**JOB:** Transcribe every line from the top down to the line with "return 1 - y / H", both ends included, but not the pictures.

#### COLLECTED DATA ####

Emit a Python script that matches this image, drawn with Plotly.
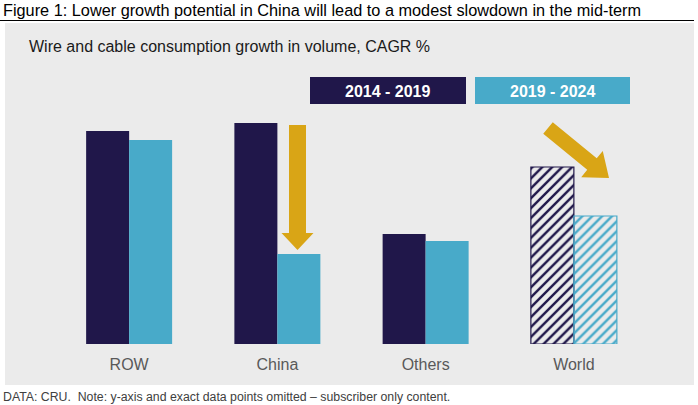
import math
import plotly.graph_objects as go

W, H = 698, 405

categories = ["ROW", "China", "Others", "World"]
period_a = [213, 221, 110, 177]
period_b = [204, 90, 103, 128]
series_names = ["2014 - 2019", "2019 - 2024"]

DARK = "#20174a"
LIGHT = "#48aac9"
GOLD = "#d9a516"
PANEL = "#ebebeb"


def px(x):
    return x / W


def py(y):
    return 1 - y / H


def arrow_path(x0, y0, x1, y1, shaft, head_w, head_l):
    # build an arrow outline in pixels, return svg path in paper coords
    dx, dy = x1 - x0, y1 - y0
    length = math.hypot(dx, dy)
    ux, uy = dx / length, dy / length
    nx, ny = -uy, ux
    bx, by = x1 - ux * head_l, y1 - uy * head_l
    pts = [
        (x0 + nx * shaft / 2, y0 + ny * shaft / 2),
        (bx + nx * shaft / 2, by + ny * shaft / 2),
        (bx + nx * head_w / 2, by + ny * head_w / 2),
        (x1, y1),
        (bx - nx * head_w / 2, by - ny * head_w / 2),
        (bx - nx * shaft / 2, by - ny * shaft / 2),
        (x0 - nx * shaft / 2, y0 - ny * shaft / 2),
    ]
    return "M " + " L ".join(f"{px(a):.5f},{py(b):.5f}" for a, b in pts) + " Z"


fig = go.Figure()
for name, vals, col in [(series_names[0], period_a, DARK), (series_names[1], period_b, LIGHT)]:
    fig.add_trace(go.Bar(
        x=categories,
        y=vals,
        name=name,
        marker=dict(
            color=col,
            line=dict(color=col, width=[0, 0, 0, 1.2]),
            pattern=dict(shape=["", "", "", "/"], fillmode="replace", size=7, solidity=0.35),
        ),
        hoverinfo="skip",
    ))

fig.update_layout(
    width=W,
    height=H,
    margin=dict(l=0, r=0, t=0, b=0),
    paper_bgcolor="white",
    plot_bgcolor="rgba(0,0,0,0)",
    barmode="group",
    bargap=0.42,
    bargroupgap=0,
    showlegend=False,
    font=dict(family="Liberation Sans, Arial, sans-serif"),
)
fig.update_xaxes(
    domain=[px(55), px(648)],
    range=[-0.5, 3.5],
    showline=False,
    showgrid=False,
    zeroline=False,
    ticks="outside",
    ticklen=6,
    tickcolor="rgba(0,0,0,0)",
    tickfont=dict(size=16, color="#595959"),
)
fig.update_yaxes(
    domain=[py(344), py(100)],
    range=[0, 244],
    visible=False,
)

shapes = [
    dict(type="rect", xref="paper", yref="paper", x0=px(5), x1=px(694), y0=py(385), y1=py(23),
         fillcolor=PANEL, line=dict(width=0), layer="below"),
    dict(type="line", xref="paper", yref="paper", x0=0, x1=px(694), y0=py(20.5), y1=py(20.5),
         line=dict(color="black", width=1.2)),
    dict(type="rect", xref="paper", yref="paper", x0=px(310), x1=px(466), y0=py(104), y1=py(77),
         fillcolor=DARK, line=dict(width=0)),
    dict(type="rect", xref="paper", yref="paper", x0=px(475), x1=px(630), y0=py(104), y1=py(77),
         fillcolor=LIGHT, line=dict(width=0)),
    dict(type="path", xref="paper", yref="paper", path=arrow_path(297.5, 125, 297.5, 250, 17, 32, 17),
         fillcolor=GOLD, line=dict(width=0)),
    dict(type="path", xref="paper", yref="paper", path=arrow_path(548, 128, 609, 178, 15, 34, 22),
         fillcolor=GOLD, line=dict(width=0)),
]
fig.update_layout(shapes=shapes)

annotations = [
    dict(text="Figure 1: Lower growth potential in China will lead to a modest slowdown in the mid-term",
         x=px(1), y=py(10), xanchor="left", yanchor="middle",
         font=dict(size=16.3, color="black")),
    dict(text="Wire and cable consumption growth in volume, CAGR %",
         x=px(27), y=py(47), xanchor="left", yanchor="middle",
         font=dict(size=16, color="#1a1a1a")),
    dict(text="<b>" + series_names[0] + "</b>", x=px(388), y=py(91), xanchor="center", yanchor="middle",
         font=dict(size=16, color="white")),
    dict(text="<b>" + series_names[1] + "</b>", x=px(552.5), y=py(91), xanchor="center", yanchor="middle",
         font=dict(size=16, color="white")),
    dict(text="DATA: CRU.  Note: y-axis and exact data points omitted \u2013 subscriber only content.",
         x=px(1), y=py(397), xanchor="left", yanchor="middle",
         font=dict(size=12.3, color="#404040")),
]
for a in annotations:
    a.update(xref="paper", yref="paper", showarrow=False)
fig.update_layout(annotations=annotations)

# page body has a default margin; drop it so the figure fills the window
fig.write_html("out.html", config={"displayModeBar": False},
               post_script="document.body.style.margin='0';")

####

**COMPLETE RESPONSE:**
Emit a Python script that matches this image, drawn with Plotly.
import math
import plotly.graph_objects as go

W, H = 698, 405

categories = ["ROW", "China", "Others", "World"]
period_a = [213, 221, 110, 177]
period_b = [204, 90, 103, 128]
series_names = ["2014 - 2019", "2019 - 2024"]

DARK = "#20174a"
LIGHT = "#48aac9"
GOLD = "#d9a516"
PANEL = "#ebebeb"


def px(x):
    return x / W


def py(y):
    return 1 - y / H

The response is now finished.